Jabber

Matthew Hawkins matthew at topic.com.au
Wed Oct 17 16:59:44 EST 2001


On Wed, 17 Oct 2001, jeremy at itassist.net.au wrote:
> Most IM things are actually due to RFC 1459 being unworkable in today's
> environments.  It doesn't work through firewalls, it's vulnerable to
> netsplits, people with personality problems and badly written clients.

 * Nothing will work through a firewall (otherwise the firewall is hardly
   doing its job).

 * Anything on the internet is vulnerable to network interruptions, and
   that's hardly the fault (or in the scope) of any specific application.

 * People with personality disorders are problems no matter where they are.

 * Badly written software is a problem no matter what its for.

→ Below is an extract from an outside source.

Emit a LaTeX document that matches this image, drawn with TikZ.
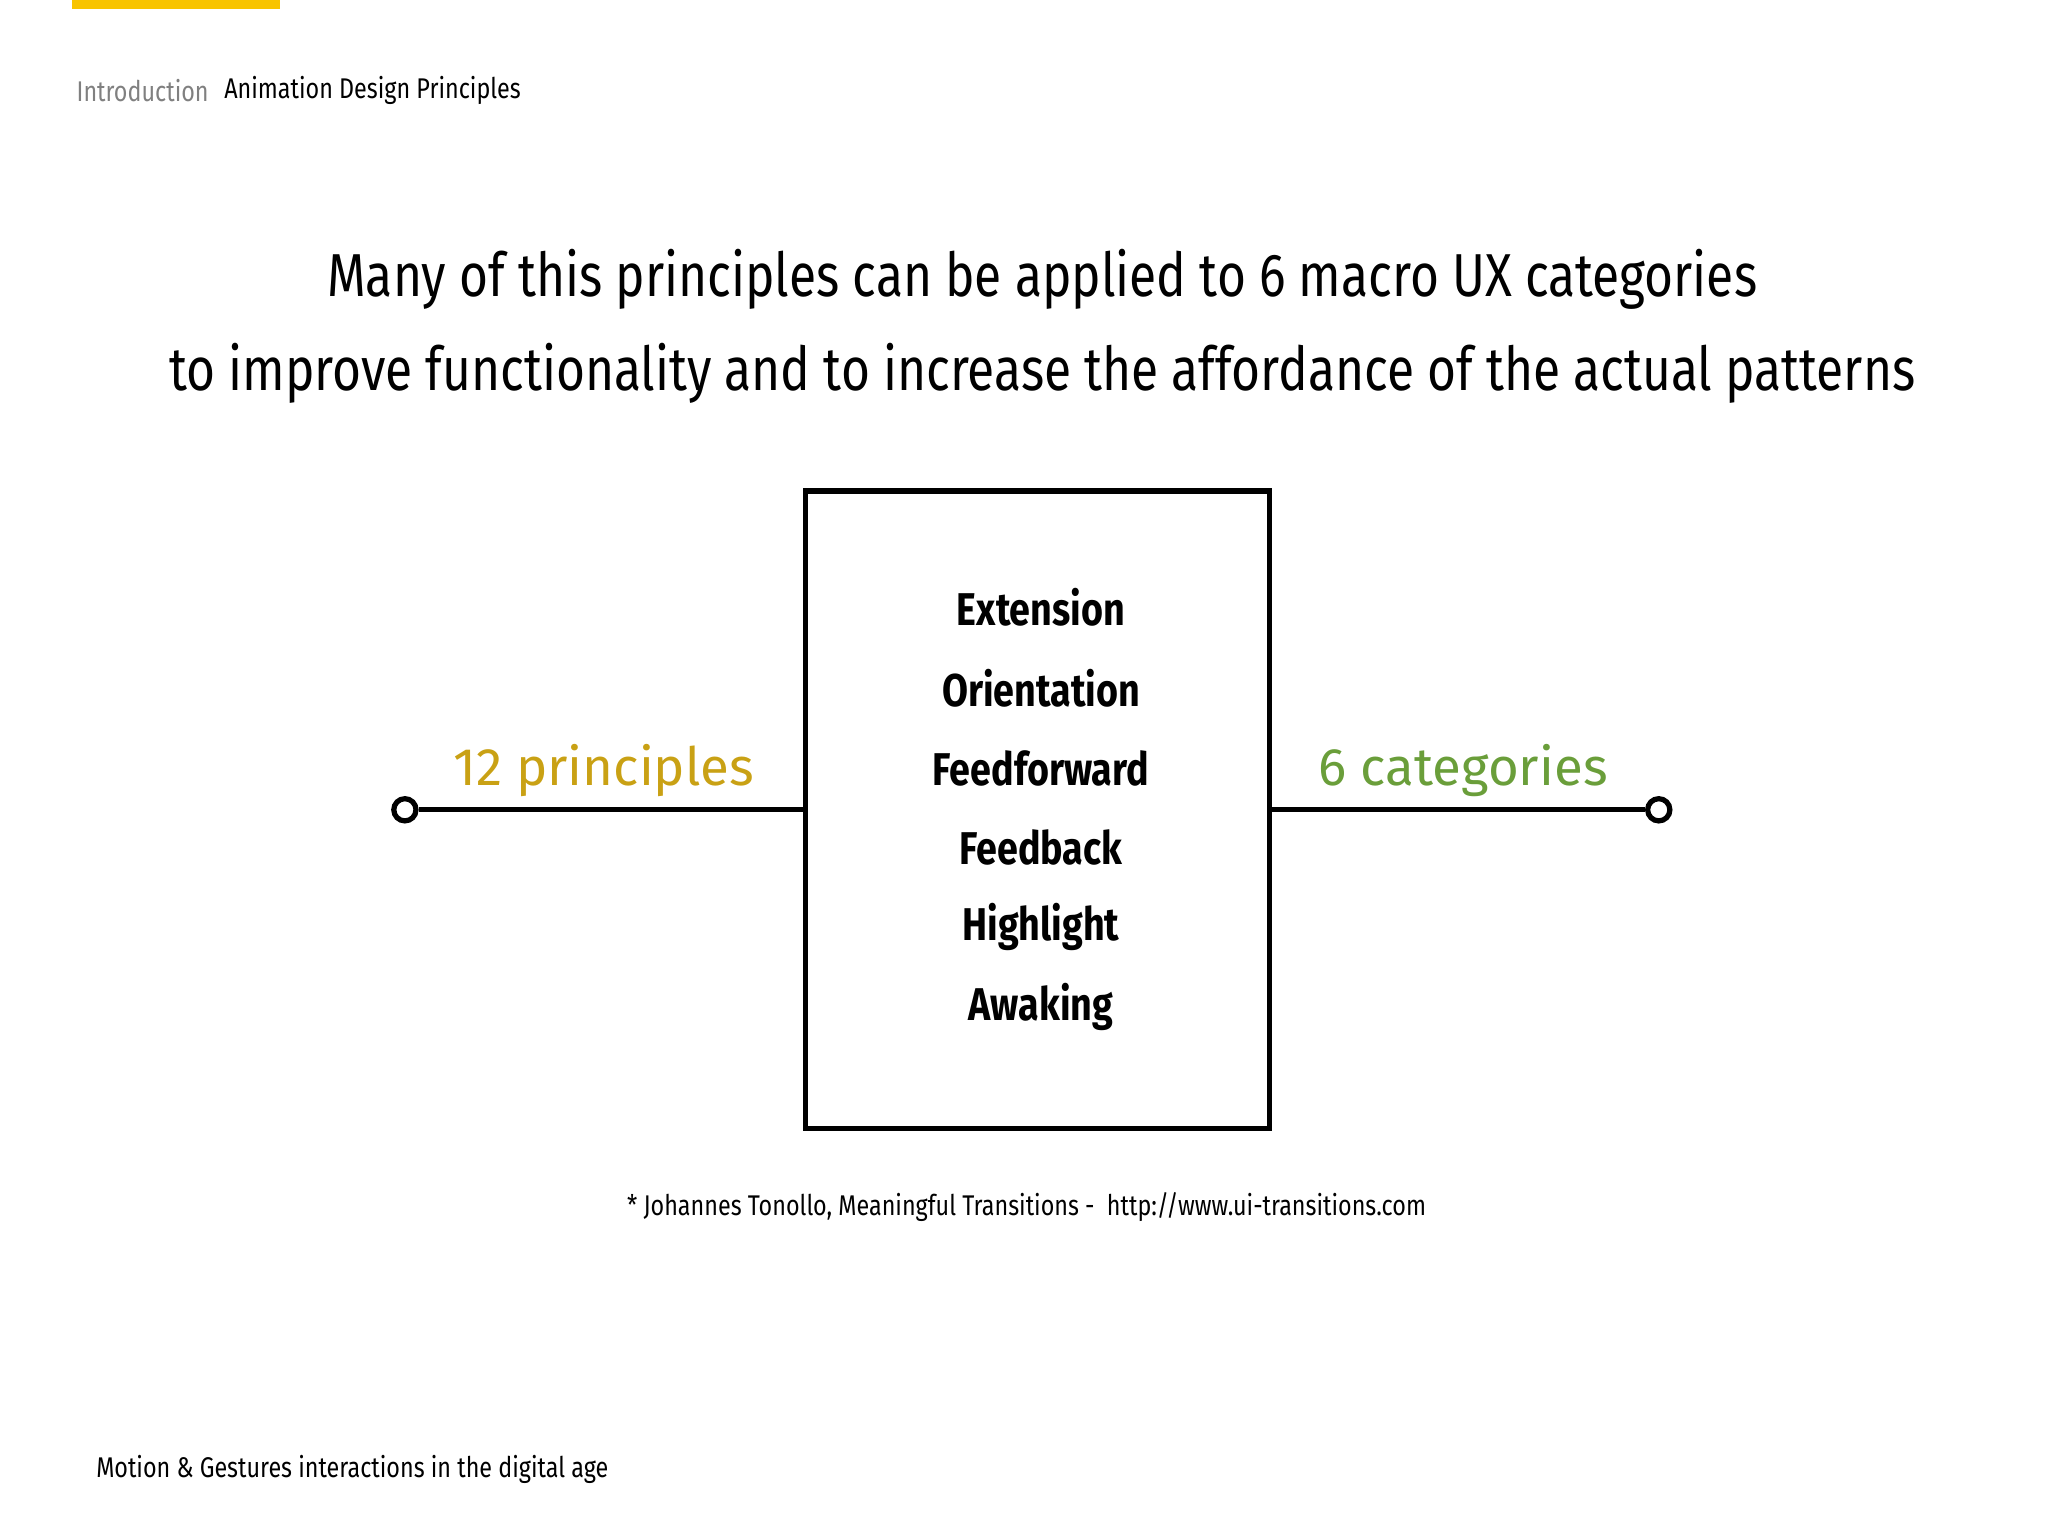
\documentclass[tikz,border=0pt]{standalone}
\usepackage{fontspec}
\setmainfont{Fira Sans}[FakeStretch=0.82]
\newfontfamily\wide{Fira Sans}
\definecolor{gold}{HTML}{C9A114}
\definecolor{leaf}{HTML}{6A9E3A}
\definecolor{topyellow}{HTML}{F8C400}
\begin{document}
\begin{tikzpicture}[x=0.01cm,y=-0.01cm,
  item/.style={font=\fontsize{10}{12}\selectfont\bfseries},
  wire/.style={line width=0.04cm},
  small/.style={inner sep=0pt,font=\fontsize{6.2}{7}\selectfont},
  pin/.style={circle,draw,line width=0.04cm,fill=white,inner sep=0pt,minimum size=0.17cm}]
\useasboundingbox (0,0) rectangle (1568,1176);
\fill[fill=topyellow] (55,0) rectangle (214,7);
\node[anchor=west,text=gray,small] (intro) at (58,69) {Introduction};
\node[anchor=west,small] (adp) at (171,69) {Animation Design Principles};
\node[align=center,font=\fontsize{13.2}{20.5}\selectfont] (title) at (798,250)
 {Many of this principles can be applied to 6 macro UX categories\\to improve functionality and to increase the affordance of the actual patterns};
\node[draw,wire,minimum width=3.55cm,minimum height=4.88cm,inner sep=0pt] (box) at (794.5,620) {};
\foreach \t/\y/\n in {Extension/465/a,Orientation/527/b,Feedforward/588/c,Feedback/649/d,Highlight/710/e,Awaking/771/f}
  \node[item] (\n) at (797,\y) {\t};
\node[pin] (l) at (310,620) {};
\node[pin] (r) at (1270,620) {};
\draw[wire] (l) -- (box.west);
\draw[wire] (box.east) -- (r);
\node[anchor=east,inner sep=0pt,text=gold,font=\wide\fontsize{11.5}{14}\selectfont] (p) at (578,590) {12 principles};
\node[anchor=west,inner sep=0pt,text=leaf,font=\wide\fontsize{11.5}{14}\selectfont] (c) at (1009,590) {6 categories};
\node[small] (fn) at (786,924) {* Johannes Tonollo, Meaningful Transitions -\ \ http://www.ui-transitions.com};
\node[anchor=west,small] (ft) at (73,1125) {Motion \& Gestures interactions in the digital age};
\end{tikzpicture}
\end{document}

All these things affect ICQ also.

IRC has an open, standard protocol.  It is platform independent.  It
implements three levels of dealing with problem users (ICQ has one, and
it's extremely limited to the point of uselessness).  It has a
distributed network architecture for both load balancing and fault
tolerance.

> I rather liked ICQ - it sort of landed in the middle between email and
> IRC.  Now it has tried to expand to encompass both while stuffing ads
> into people's faces and as a result it sucks.

I always hated it.  It's a poor man's IRC which became popular on MS
Windows by internet newbies who thought this was a brand new cool thing
in 1996, not a poor implementation of something that had been around
since 1991 and at least had the decency to submit an RFC.

> In regards to the fact that ICQ support keeps breaking, it's because AOL
> keeps moving the goalposts, so the developers are always one step
> behind.

That's yet another reason why it should be eliminated.